It’s hard to imagine a more viscerally horrific scenario than the one John Vaillant devises for his characters in “The Jaguar’s Children,” a brutally fascinating novel.

A group of Mexicans from Oaxaca (the southern province that was once the “corn basket” for much of the world) pays human-smuggling coyotes about $2,000 each to transport them to el Norte. The dozen or so men and women trustingly climb into the tank of a water truck and are sealed in. The narrator, Hector, and his buddy César hunker toward the back. Because it’s a short trip from their boarding point in Altar, Sonora, across the border to Arizona, each carries only a liter or so of water and meager possessions.

When the truck breaks down, the coyotes take off, promising to bring back a mechanic. So begins the waiting, detailed through Hector’s frantic text messages (are they going anywhere?), mental wanderings and reminiscences.

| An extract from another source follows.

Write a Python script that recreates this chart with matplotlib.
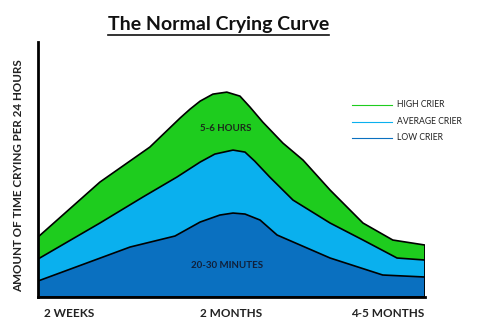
import matplotlib.pyplot as plt
import matplotlib.patheffects as pe
from matplotlib.lines import Line2D

plt.rcParams['font.family'] = ['Lato', 'DejaVu Sans']

# age axis: 0 = 2 weeks ... 100 = ~5 months (arbitrary units)
high_x = [0, 16.0, 28.9, 36.7, 39.3, 41.9, 45.2, 48.8, 52.2, 54.8, 58.1, 63.3, 68.5, 75.5, 84.0, 91.7, 100]
high_y = [60, 115, 150, 179, 188, 196, 203, 205, 201, 190, 175, 154, 137, 107, 74, 57, 52]

avg_x = [0, 16.0, 27.1, 35.9, 41.9, 45.7, 50.4, 53.5, 56.0, 59.9, 65.9, 75.5, 84.0, 92.8, 100]
avg_y = [38, 74, 100, 120, 135, 143, 147, 145, 136, 120, 97, 74, 57, 39, 37]

low_x = [0, 23.8, 35.4, 41.9, 47.0, 50.4, 53.5, 57.4, 61.8, 75.5, 89.1, 100]
low_y = [16, 50, 61, 75, 82, 84, 83, 77, 62, 39, 22, 20]

tick_pos = [8.0, 49.9, 90.4]
tick_labels = ['2 WEEKS', '2 MONTHS', '4-5 MONTHS']

series = ['HIGH CRIER', 'AVERAGE CRIER', 'LOW CRIER']
colors = ['#1ECC1E', '#0AB0EE', '#0A70C0']

fig = plt.figure(figsize=(4.8, 3.34), dpi=100)
ax = fig.add_axes([0.0792, 0.1108, 0.806, 0.763])

shadow = [pe.SimplePatchShadow(offset=(1.5, -1.5), shadow_rgbFace='black', alpha=0.35), pe.Normal()]
for xs, ys, c in [(high_x, high_y, colors[0]), (avg_x, avg_y, colors[1]), (low_x, low_y, colors[2])]:
    poly = ax.fill_between(xs, ys, 0, facecolor=c, edgecolor='black', linewidth=1.2,
                           joinstyle='round')
    poly.set_path_effects(shadow)

ax.set_xlim(0, 100)
ax.set_ylim(0, 255)
for s in ['top', 'right']:
    ax.spines[s].set_visible(False)
for s in ['left', 'bottom']:
    ax.spines[s].set_linewidth(2.0)
    ax.spines[s].set_zorder(5)
ax.set_yticks([])
ax.set_xticks(tick_pos)
ax.set_xticklabels(tick_labels, fontsize=8.5, fontweight='bold', color='#222222')
ax.tick_params(axis='x', length=0, pad=8)

ax.set_ylabel('AMOUNT OF TIME CRYING PER 24 HOURS', fontsize=8.4, fontweight='bold',
              color='#222222')
ax.yaxis.set_label_coords(-0.036, 0.475)

ax.text(48.5, 169, '5-6 HOURS', ha='center', va='center', fontsize=7,
        fontweight='bold', color='#1a2a1a')
ax.text(48.8, 32, '20-30 MINUTES', ha='center', va='center', fontsize=7,
        fontweight='bold', color='#10203a')

# title, underlined
fig.text(0.455, 0.927, 'The Normal Crying Curve', ha='center', va='center',
         fontsize=14, fontweight='bold', color='#111111')
fig.add_artist(Line2D([0.226, 0.686], [0.896, 0.896], color='#111111', linewidth=1.2))

# legend drawn as short lines
leg_y = [0.686, 0.635, 0.587]
for name, c, y in zip(series, colors, leg_y):
    fig.add_artist(Line2D([0.733, 0.817], [y, y], color=c, linewidth=0.8))
    fig.text(0.827, y + 0.002, name, ha='left', va='center', fontsize=6.2, color='#222222')

fig.savefig('out.png', dpi=100)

Days pass, with the conditions inside the truck becoming, well, what you’d expect, what with the heat and body fluids and lack of food or water. One more layer to this hell: Tanker trucks are curved. So the inmates can’t stand, can’t sit straight, can’t get comfortable in any position. Soon they begin to die.

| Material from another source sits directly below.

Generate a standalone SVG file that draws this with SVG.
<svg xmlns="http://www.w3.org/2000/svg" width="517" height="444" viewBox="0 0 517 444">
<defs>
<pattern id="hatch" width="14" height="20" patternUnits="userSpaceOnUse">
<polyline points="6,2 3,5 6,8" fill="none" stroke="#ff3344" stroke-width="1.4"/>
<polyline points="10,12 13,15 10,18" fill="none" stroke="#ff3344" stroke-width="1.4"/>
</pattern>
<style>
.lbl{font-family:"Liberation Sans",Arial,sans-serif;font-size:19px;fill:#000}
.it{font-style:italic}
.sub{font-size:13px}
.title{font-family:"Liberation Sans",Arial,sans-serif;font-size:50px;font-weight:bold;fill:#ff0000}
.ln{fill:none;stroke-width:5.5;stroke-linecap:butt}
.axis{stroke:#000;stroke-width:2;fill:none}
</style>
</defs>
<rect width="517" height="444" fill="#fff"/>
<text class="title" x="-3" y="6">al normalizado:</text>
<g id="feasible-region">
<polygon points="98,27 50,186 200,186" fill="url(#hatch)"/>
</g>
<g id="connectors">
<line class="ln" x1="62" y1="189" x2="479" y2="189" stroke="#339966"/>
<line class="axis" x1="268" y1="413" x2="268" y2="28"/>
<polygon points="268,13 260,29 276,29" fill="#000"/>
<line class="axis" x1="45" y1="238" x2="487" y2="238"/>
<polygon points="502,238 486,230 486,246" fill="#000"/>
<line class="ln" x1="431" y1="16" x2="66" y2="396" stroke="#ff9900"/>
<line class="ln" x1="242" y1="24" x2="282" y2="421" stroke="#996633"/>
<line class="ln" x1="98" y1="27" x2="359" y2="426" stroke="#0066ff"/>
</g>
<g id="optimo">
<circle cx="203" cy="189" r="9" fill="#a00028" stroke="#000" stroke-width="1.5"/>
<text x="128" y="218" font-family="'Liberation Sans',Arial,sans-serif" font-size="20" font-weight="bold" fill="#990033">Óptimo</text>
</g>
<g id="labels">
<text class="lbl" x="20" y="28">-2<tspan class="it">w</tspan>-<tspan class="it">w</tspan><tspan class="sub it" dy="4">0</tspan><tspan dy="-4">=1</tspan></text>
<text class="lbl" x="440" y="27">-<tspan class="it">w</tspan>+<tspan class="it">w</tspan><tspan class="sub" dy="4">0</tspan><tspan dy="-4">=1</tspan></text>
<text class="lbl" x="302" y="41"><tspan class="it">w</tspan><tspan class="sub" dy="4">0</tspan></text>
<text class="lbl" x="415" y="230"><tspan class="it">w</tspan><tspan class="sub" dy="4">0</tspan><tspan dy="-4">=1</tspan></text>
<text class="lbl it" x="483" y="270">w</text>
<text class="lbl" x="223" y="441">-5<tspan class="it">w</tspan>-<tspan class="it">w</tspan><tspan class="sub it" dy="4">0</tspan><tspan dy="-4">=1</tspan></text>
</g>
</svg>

Early in the ordeal, César gets badly injured. Hector tends to his friend as best he can, zealously holding back César’s water until he can’t help himself and begins to take sips. Add guilt to everything else.

Eventually, Hector essentially becomes as one with the jaguar totem – the jaguar is a god in Mayan culture – he carries with him: “When I woke up I was licking his face and I did not stop – could not. All the blood and sweat on him – his forehead, his eyes, his ear where it collected. I cleaned him like a cat. It is another world in here, where your mind watches from far away, and need and pain are the only gods you recognize.”

Advertisement

For anyone wanting to truly understand the onslaught of illegal Mexican immigration to the United States, look no further than this book. It’s a timely, gorgeously written example of how great fiction can prove more illuminating than even the most stirring nonfiction.

Vaillant has already made quite a name for himself with nonfiction that’s appeared in The New Yorker, National Geographic and Outside magazines, along with two award-winning nonfiction books, “The Tiger” and “The Golden Spruce.” Here, through his insight and literary grace, we can feel the immigrants’ hope and terror, and it’d be a hard person indeed who didn’t feel sympathy.

Vaillant takes no prisoners in his indictment of the North American Free Trade Agreement, which combined with Monsanto and other companies’ modification of corn crops, has pretty much destroyed the Oaxacan way of life. Mexico, “the birthplace of corn,” as Hector puts it, now imports corn and exports humans. “Backward, no?” He’s read in the newspaper that one out of three Oaxacans have gone to the United States. “So Oaxaca, you can say, is bleeding men.”

Vaillant also makes heated points about where resources go in sniffing out “the enemy.” “When those Greeks were hiding in that horse they wanted to attack the city,” Hector ponders, “and when the terrorists were hiding in those planes they wanted to attack the country, but when Mexicanos hide in a truck, what do they want to do? They want to pick the lettuce. And cut your grass. There are brave fighters in my country, I swear, but most of them are dead or working for the narcos.”

The author and his protagonist even dare to ponder a pie-in-the-sky solution, albeit with a wit that infuses the book, even at its darkest moments. It’s that spark that makes us love Hector and root for him, and perhaps to think his idea isn’t all that insane:

“Maybe this is our destiny – not for Mexico to lose her people or for America to lose her soul, but for all of us to come together – the United States of Améxica. It will be a new superpower, but with better food.”